Language and Design
I’ve spent the last week in Costa Rica and a few times I’ve had to rely on my very limited Spanish to ask a question or to express a very simple idea. My native language is English and my dominant non-English language is Arabic, which I’ve studied for years and taught. I’ve spent several months in Arabic-speaking countries and have spent a lot of time practicing with students, colleagues, and friends inside and outside of the classroom. My experience with Spanish is the little bit that I learned in high school Spanish classes (which consisted mostly of writing out verb conjugations) and the occasional Spanish that I hear and the even rarer occasions when I have to speak it in the last three years since I’ve moved to San Antonio. The point is, my Spanish is not so great.
I’ve noticed that when I have tried to speak Spanish here in Costa Rica, my Arabic keeps getting in the way. My brain will search for a “foreign language” word for something, and the first thing that pops into my head is Arabic. Then I have to push that out of the way and find the Spanish word (if I even have it). It’s very interesting to me how much interference there is from my second language when trying to speak a third language. It demonstrates to me how much more a language is than just a set of words, but an entire system of meaning that connotes a whole assemblage of habits, attitudes, beliefs, and so on. When speaking a foreign language, you often becomes a different person. Your values and attitudes may change slightly in order to fit into the linguistic and cultural discourse of which you are trying to become a part. This doesn’t happen overnight, obviously. You learn words and stitch them together to make sentences as your mouth and pronunciation gets a feel for the language. Then you hear and mimic phrases that you hear in similar situations and very slowly accumulate linguistic and cultural knowledge that makes you realize that you’re learning much more than just a language. This becoming takes a lot of time and effort. Many people may be able to communicate in a language, but never truly let themselves be changed by the language. Wherever you study or from whomever you learn, you will take on their expressions, dialect(s), and pronunciation. So you are “becoming Costa Rican” or “becoming Syrian.” It’s more than just a language. My problem with Spanish is that I haven’t started “becoming Costa Rican” and my Arabic paradigm is so much stronger than my Spanish that it keeps getting in the way.

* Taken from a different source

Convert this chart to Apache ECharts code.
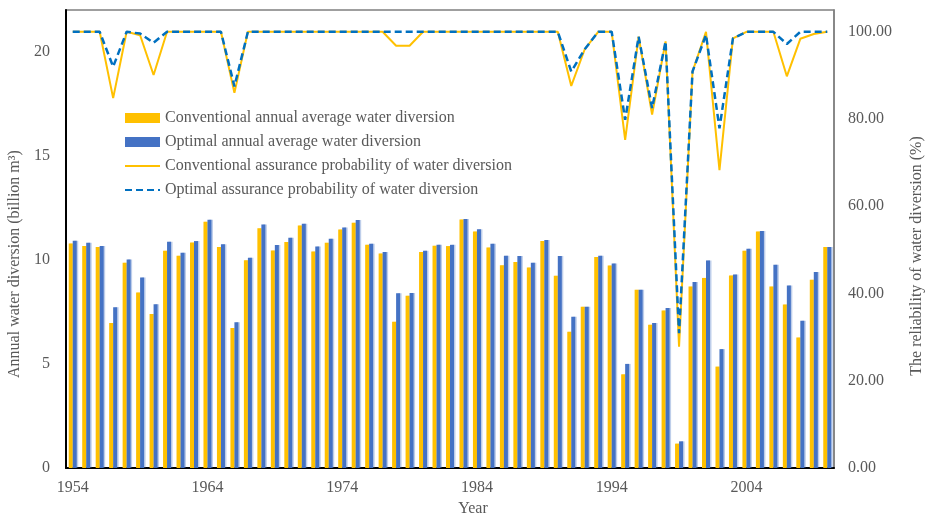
<!DOCTYPE html>
<html>
<head>
<meta charset="utf-8">
<script src="https://cdn.jsdelivr.net/npm/echarts@6/dist/echarts.min.js"></script>
<style>
  html, body { margin: 0; padding: 0; background: #fff; }
  #chart { width: 929px; height: 515px; }
</style>
</head>
<body>
<div id="chart"></div>
<script>
// Years 1954–2010
var years = [];
for (var y = 1954; y <= 2010; y++) years.push(String(y));

// Annual average water diversion (billion m3)
var conventionalDiversion = [
  10.78, 10.66, 10.62, 6.96, 9.86, 8.43, 7.40, 10.43, 10.19, 10.83,
  11.83, 10.62, 6.73, 9.98, 11.52, 10.45, 10.85, 11.65, 10.40, 10.82,
  11.46, 11.78, 10.72, 10.30, 7.02, 8.27, 10.38, 10.67, 10.66, 11.94,
  11.36, 10.59, 9.74, 9.90, 9.63, 10.90, 9.23, 6.54, 7.74, 10.14,
  9.73, 4.50, 8.56, 6.88, 7.56, 1.17, 8.72, 9.13, 4.87, 9.25,
  10.43, 11.36, 8.72, 7.85, 6.27, 9.04, 10.62
];
var optimalDiversion = [
  10.91, 10.82, 10.66, 7.72, 10.02, 9.15, 7.87, 10.87, 10.34, 10.90,
  11.92, 10.75, 7.00, 10.10, 11.70, 10.71, 11.06, 11.73, 10.64, 11.01,
  11.55, 11.91, 10.77, 10.38, 8.40, 8.41, 10.43, 10.72, 10.72, 11.96,
  11.47, 10.77, 10.19, 10.18, 9.86, 10.95, 10.18, 7.26, 7.74, 10.19,
  9.82, 5.00, 8.56, 6.96, 7.69, 1.28, 8.94, 9.97, 5.71, 9.29,
  10.53, 11.39, 9.76, 8.77, 7.07, 9.42, 10.62
];

// Assurance probability of water diversion (%)
var conventionalAssurance = [
  100, 100, 100, 84.8, 100, 99.2, 90.1, 100, 100, 100,
  100, 100, 86.0, 100, 100, 100, 100, 100, 100, 100,
  100, 100, 100, 100, 96.8, 96.8, 100, 100, 100, 100,
  100, 100, 100, 100, 100, 100, 100, 87.6, 96.0, 100,
  100, 75.2, 98.9, 81.0, 97.8, 27.8, 90.9, 100, 68.3, 98.5,
  100, 100, 100, 89.8, 98.4, 99.5, 100
];
var optimalAssurance = [
  100, 100, 100, 92.0, 100, 99.6, 97.5, 100, 100, 100,
  100, 100, 87.5, 100, 100, 100, 100, 100, 100, 100,
  100, 100, 100, 100, 100, 100, 100, 100, 100, 100,
  100, 100, 100, 100, 100, 100, 100, 90.9, 96.0, 100,
  100, 79.8, 98.9, 82.5, 97.8, 30.9, 90.9, 99.3, 77.9, 98.5,
  100, 100, 100, 97.2, 100, 100, 100
];

var leftTicks = { min: 0, max: 22, interval: 5 };
var rightTicks = { min: 0, max: 105, interval: 20 };

var FONT = '"Liberation Serif", "Times New Roman", serif';
var GREY = '#595959';
var FS = 16;

var chart = echarts.init(document.getElementById('chart'));
chart.setOption({
  animation: false,
  textStyle: { fontFamily: FONT },
  grid: {
    left: 66, right: 95, top: 10, bottom: 47,
    outerBoundsMode: 'none',
    containLabel: false,
    show: true, borderColor: '#808080', borderWidth: 1.5
  },
  legend: {
    orient: 'vertical',
    left: 119, top: 105,
    itemWidth: 35, itemHeight: 10, itemGap: 8,
    textStyle: { fontFamily: FONT, fontSize: FS, color: GREY },
    data: [
      { name: 'Conventional annual average water diversion', icon: 'rect' },
      { name: 'Optimal annual average water diversion', icon: 'rect' },
      { name: 'Conventional assurance probability of water diversion', itemStyle: { opacity: 0 } },
      { name: 'Optimal assurance probability of water diversion', itemStyle: { opacity: 0 } }
    ]
  },
  xAxis: {
    type: 'category',
    data: years,
    name: 'Year',
    nameLocation: 'middle',
    nameGap: 32,
    nameTextStyle: { fontFamily: FONT, fontSize: FS, color: GREY, padding: [0, 0, 0, 46] },
    axisLine: { lineStyle: { color: '#000', width: 2 } },
    axisTick: { show: false },
    axisLabel: { interval: 9, margin: 12, fontFamily: FONT, fontSize: FS, color: GREY }
  },
  yAxis: [
    {
      type: 'value',
      min: leftTicks.min, max: leftTicks.max, interval: leftTicks.interval,
      name: 'Annual water diversion (billion m\u00B3)',
      nameLocation: 'middle',
      nameRotate: 90,
      nameGap: 43,
      nameTextStyle: { fontFamily: FONT, fontSize: FS, color: GREY, padding: [0, 50, 0, 0] },
      axisLine: { show: true, lineStyle: { color: '#000', width: 2 } },
      axisTick: { show: false },
      splitLine: { show: false },
      axisLabel: { showMaxLabel: false, margin: 16, fontFamily: FONT, fontSize: FS, color: GREY }
    },
    {
      type: 'value',
      position: 'right',
      min: rightTicks.min, max: rightTicks.max, interval: rightTicks.interval,
      name: 'The reliability of water diversion (%)',
      nameLocation: 'middle',
      nameRotate: 90,
      nameGap: 75,
      nameTextStyle: { fontFamily: FONT, fontSize: FS, color: GREY, padding: [0, 34, 0, 0] },
      axisLine: { show: true, lineStyle: { color: '#808080', width: 1.5 } },
      axisTick: { show: false },
      splitLine: { show: false },
      axisLabel: {
        showMaxLabel: false, margin: 14, fontFamily: FONT, fontSize: FS, color: GREY,
        formatter: function (v) { return v.toFixed(2); }
      }
    }
  ],
  series: [
    {
      name: 'Conventional annual average water diversion',
      type: 'bar', yAxisIndex: 0,
      barWidth: 4, barGap: '0%',
      itemStyle: { color: '#FFC000', shadowColor: 'rgba(255,192,0,0.35)', shadowOffsetX: 1 },
      data: conventionalDiversion
    },
    {
      name: 'Optimal annual average water diversion',
      type: 'bar', yAxisIndex: 0,
      barWidth: 4, barGap: '0%',
      itemStyle: { color: '#4472C4', shadowColor: 'rgba(68,114,196,0.35)', shadowOffsetX: 1.5 },
      data: optimalDiversion
    },
    {
      name: 'Conventional assurance probability of water diversion',
      type: 'line', yAxisIndex: 1,
      symbol: 'none',
      lineStyle: { color: '#FFC000', width: 2 },
      itemStyle: { color: '#FFC000' },
      data: conventionalAssurance
    },
    {
      name: 'Optimal assurance probability of water diversion',
      type: 'line', yAxisIndex: 1,
      symbol: 'none',
      lineStyle: { color: '#0070C0', width: 2.5, type: [7, 4] },
      itemStyle: { color: '#0070C0' },
      data: optimalAssurance
    }
  ]
});
</script>
</body>
</html>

Eventually it becomes almost intuitive. Once you reach this point, it’s hard to remember how far you’ve come. When I first began graduate school, the university made all the language students who were going to be teaching introductory classes train together in preparation for becoming university instructors. They divided us into groups so that each one contained only one teacher of a language. For example, my group would have me (Arabic), a Spanish teacher, a Korean teacher, a German teacher, and an American Sign Language teacher. Then each of us would create a short lesson in which we’d teach the other teachers the vocabulary for members of a family, or vocabulary for animals. Starting a new language from scratch made each of us realize how genuinely scary and stressful it is to come into contact with an entirely foreign language. The sounds the language makes are strange and unfamiliar, and the vocabulary words are devoid of context or any kind of familiarity. In that moment when a teacher asks you to recall and repeat a strange word you’ve only heard two or three times, you feel completely lost and even alienated. We each realized how important is to be encouraging, to repeat over and over, and to be clear and direct in intent. The lessons and their planning must be designed for the student, with empathy in mind.
The experience of learning and then teaching a language makes this painfully obvious. Any failure to relate a lesson or concept is the fault of the teacher in 99% of circumstances. The lesson was too advanced, not engaging enough, or the student’s experience and ability was not taken into account. Teaching is one of the most directly human-centered design practices that there are. The task is to relay information and to turn it into knowledge gained by the student. For a designer, this is human-centered design at its most pure and simple. So in any given design, you have to take into account the anxiety of encountering a new system, whether it’s a language, a map of bus routes, or a financial aid application. You also have to take into account how much you’ve internalized these systems and become a part of them, blinding you to the assumptions and practices that you now take for granted. Once you’ve established a system of meaning, it persists and reinforces itself, like my Arabic interfering with my Spanish. The best way to avoid this would be to have a diverse team whose backgrounds and experiences allow them to keep assumptions in check. Ideally. But that’s more often not the case. Then it becomes a part of the job of the designer and the teacher to find out who the users and the students are and to meet them where they are.